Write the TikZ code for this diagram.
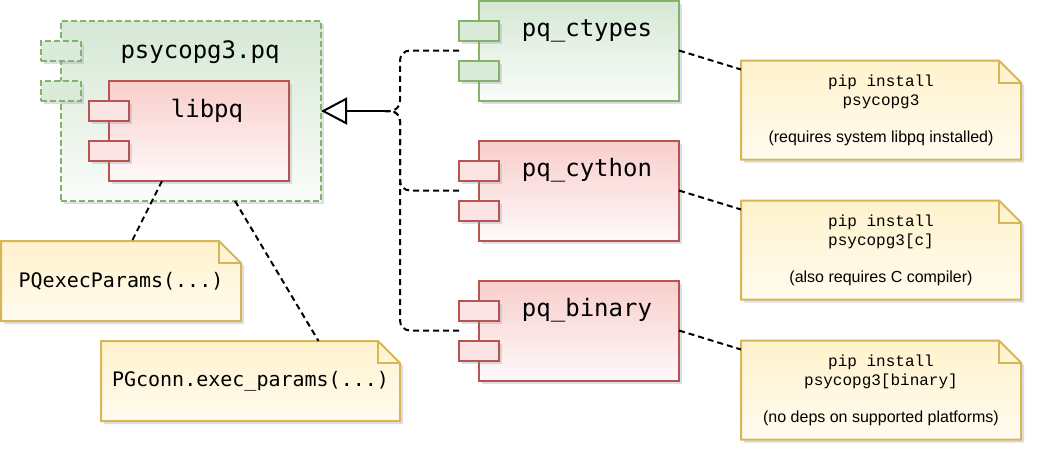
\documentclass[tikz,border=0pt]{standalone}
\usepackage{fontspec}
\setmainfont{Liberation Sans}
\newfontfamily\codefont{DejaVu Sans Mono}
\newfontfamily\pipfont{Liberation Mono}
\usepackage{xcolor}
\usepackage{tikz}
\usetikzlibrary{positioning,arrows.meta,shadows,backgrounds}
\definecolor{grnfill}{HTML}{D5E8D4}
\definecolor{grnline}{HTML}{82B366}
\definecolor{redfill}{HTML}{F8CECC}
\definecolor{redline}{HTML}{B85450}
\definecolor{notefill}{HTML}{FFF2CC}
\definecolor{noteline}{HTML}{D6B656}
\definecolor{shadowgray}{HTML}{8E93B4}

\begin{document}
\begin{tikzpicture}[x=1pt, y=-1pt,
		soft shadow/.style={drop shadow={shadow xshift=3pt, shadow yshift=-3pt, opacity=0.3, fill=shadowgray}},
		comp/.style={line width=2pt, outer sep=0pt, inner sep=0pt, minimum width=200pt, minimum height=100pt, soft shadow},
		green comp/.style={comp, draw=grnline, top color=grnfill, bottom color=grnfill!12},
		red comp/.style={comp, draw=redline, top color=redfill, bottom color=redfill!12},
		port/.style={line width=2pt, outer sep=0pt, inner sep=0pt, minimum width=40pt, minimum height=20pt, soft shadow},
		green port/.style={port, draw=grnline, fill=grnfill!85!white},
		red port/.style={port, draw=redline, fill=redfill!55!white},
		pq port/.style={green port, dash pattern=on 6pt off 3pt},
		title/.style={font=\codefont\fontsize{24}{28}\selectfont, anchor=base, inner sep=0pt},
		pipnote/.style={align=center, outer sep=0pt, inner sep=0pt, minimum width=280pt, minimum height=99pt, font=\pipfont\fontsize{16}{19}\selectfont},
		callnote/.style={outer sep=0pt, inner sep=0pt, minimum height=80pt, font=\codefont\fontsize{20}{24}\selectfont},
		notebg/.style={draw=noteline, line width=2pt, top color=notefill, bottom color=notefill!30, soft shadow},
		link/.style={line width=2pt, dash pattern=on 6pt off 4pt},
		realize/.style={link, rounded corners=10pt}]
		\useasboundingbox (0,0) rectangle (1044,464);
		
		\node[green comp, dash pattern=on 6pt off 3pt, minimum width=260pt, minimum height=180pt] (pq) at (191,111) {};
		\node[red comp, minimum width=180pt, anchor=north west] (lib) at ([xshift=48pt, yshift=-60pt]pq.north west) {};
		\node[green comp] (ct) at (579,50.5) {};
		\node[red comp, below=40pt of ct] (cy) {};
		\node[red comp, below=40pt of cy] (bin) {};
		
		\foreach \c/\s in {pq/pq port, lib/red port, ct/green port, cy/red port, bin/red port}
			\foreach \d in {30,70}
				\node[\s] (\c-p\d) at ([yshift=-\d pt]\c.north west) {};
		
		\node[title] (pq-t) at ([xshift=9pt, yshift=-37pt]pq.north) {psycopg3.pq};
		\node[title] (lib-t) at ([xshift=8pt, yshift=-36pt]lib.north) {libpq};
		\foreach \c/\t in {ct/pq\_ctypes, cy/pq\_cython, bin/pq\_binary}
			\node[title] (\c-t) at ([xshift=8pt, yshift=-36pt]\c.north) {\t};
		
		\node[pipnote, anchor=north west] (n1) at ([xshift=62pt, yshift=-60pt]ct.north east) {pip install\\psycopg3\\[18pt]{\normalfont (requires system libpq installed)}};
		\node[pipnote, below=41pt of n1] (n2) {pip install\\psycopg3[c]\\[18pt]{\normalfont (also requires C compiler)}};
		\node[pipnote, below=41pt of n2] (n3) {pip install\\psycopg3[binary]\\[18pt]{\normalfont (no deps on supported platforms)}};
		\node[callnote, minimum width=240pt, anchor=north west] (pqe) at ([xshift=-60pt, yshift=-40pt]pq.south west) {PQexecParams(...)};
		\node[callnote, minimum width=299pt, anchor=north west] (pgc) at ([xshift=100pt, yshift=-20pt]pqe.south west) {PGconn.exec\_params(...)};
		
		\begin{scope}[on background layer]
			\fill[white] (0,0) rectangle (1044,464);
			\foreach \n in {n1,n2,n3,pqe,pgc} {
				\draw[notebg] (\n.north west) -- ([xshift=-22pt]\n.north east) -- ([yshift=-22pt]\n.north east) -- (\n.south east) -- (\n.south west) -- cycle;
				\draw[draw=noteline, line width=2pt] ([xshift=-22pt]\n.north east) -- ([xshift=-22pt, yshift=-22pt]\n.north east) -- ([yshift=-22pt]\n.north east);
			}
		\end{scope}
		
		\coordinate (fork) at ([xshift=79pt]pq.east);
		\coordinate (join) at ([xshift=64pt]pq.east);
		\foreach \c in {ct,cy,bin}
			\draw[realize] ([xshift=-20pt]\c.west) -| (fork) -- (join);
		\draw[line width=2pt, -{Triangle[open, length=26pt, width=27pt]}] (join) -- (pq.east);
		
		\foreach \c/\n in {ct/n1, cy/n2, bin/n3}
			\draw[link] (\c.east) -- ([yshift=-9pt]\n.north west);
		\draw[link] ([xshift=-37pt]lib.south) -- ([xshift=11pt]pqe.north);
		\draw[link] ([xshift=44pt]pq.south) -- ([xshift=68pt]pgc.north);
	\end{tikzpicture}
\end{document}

---

EXERCISE DETAILS →
Your task is to repeat the data above exactly while excluding the pictures.

TASK RESULT →
Write the TikZ code for this diagram.
\documentclass[tikz,border=0pt]{standalone}
\usepackage{fontspec}
\setmainfont{Liberation Sans}
\newfontfamily\codefont{DejaVu Sans Mono}
\newfontfamily\pipfont{Liberation Mono}
\usepackage{xcolor}
\usepackage{tikz}
\usetikzlibrary{positioning,arrows.meta,shadows,backgrounds}
\definecolor{grnfill}{HTML}{D5E8D4}
\definecolor{grnline}{HTML}{82B366}
\definecolor{redfill}{HTML}{F8CECC}
\definecolor{redline}{HTML}{B85450}
\definecolor{notefill}{HTML}{FFF2CC}
\definecolor{noteline}{HTML}{D6B656}
\definecolor{shadowgray}{HTML}{8E93B4}

\begin{document}
\begin{tikzpicture}[x=1pt, y=-1pt,
		soft shadow/.style={drop shadow={shadow xshift=3pt, shadow yshift=-3pt, opacity=0.3, fill=shadowgray}},
		comp/.style={line width=2pt, outer sep=0pt, inner sep=0pt, minimum width=200pt, minimum height=100pt, soft shadow},
		green comp/.style={comp, draw=grnline, top color=grnfill, bottom color=grnfill!12},
		red comp/.style={comp, draw=redline, top color=redfill, bottom color=redfill!12},
		port/.style={line width=2pt, outer sep=0pt, inner sep=0pt, minimum width=40pt, minimum height=20pt, soft shadow},
		green port/.style={port, draw=grnline, fill=grnfill!85!white},
		red port/.style={port, draw=redline, fill=redfill!55!white},
		pq port/.style={green port, dash pattern=on 6pt off 3pt},
		title/.style={font=\codefont\fontsize{24}{28}\selectfont, anchor=base, inner sep=0pt},
		pipnote/.style={align=center, outer sep=0pt, inner sep=0pt, minimum width=280pt, minimum height=99pt, font=\pipfont\fontsize{16}{19}\selectfont},
		callnote/.style={outer sep=0pt, inner sep=0pt, minimum height=80pt, font=\codefont\fontsize{20}{24}\selectfont},
		notebg/.style={draw=noteline, line width=2pt, top color=notefill, bottom color=notefill!30, soft shadow},
		link/.style={line width=2pt, dash pattern=on 6pt off 4pt},
		realize/.style={link, rounded corners=10pt}]
		\useasboundingbox (0,0) rectangle (1044,464);
		
		\node[green comp, dash pattern=on 6pt off 3pt, minimum width=260pt, minimum height=180pt] (pq) at (191,111) {};
		\node[red comp, minimum width=180pt, anchor=north west] (lib) at ([xshift=48pt, yshift=-60pt]pq.north west) {};
		\node[green comp] (ct) at (579,50.5) {};
		\node[red comp, below=40pt of ct] (cy) {};
		\node[red comp, below=40pt of cy] (bin) {};
		
		\foreach \c/\s in {pq/pq port, lib/red port, ct/green port, cy/red port, bin/red port}
			\foreach \d in {30,70}
				\node[\s] (\c-p\d) at ([yshift=-\d pt]\c.north west) {};
		
		\node[title] (pq-t) at ([xshift=9pt, yshift=-37pt]pq.north) {psycopg3.pq};
		\node[title] (lib-t) at ([xshift=8pt, yshift=-36pt]lib.north) {libpq};
		\foreach \c/\t in {ct/pq\_ctypes, cy/pq\_cython, bin/pq\_binary}
			\node[title] (\c-t) at ([xshift=8pt, yshift=-36pt]\c.north) {\t};
		
		\node[pipnote, anchor=north west] (n1) at ([xshift=62pt, yshift=-60pt]ct.north east) {pip install\\psycopg3\\[18pt]{\normalfont (requires system libpq installed)}};
		\node[pipnote, below=41pt of n1] (n2) {pip install\\psycopg3[c]\\[18pt]{\normalfont (also requires C compiler)}};
		\node[pipnote, below=41pt of n2] (n3) {pip install\\psycopg3[binary]\\[18pt]{\normalfont (no deps on supported platforms)}};
		\node[callnote, minimum width=240pt, anchor=north west] (pqe) at ([xshift=-60pt, yshift=-40pt]pq.south west) {PQexecParams(...)};
		\node[callnote, minimum width=299pt, anchor=north west] (pgc) at ([xshift=100pt, yshift=-20pt]pqe.south west) {PGconn.exec\_params(...)};
		
		\begin{scope}[on background layer]
			\fill[white] (0,0) rectangle (1044,464);
			\foreach \n in {n1,n2,n3,pqe,pgc} {
				\draw[notebg] (\n.north west) -- ([xshift=-22pt]\n.north east) -- ([yshift=-22pt]\n.north east) -- (\n.south east) -- (\n.south west) -- cycle;
				\draw[draw=noteline, line width=2pt] ([xshift=-22pt]\n.north east) -- ([xshift=-22pt, yshift=-22pt]\n.north east) -- ([yshift=-22pt]\n.north east);
			}
		\end{scope}
		
		\coordinate (fork) at ([xshift=79pt]pq.east);
		\coordinate (join) at ([xshift=64pt]pq.east);
		\foreach \c in {ct,cy,bin}
			\draw[realize] ([xshift=-20pt]\c.west) -| (fork) -- (join);
		\draw[line width=2pt, -{Triangle[open, length=26pt, width=27pt]}] (join) -- (pq.east);
		
		\foreach \c/\n in {ct/n1, cy/n2, bin/n3}
			\draw[link] (\c.east) -- ([yshift=-9pt]\n.north west);
		\draw[link] ([xshift=-37pt]lib.south) -- ([xshift=11pt]pqe.north);
		\draw[link] ([xshift=44pt]pq.south) -- ([xshift=68pt]pgc.north);
	\end{tikzpicture}
\end{document}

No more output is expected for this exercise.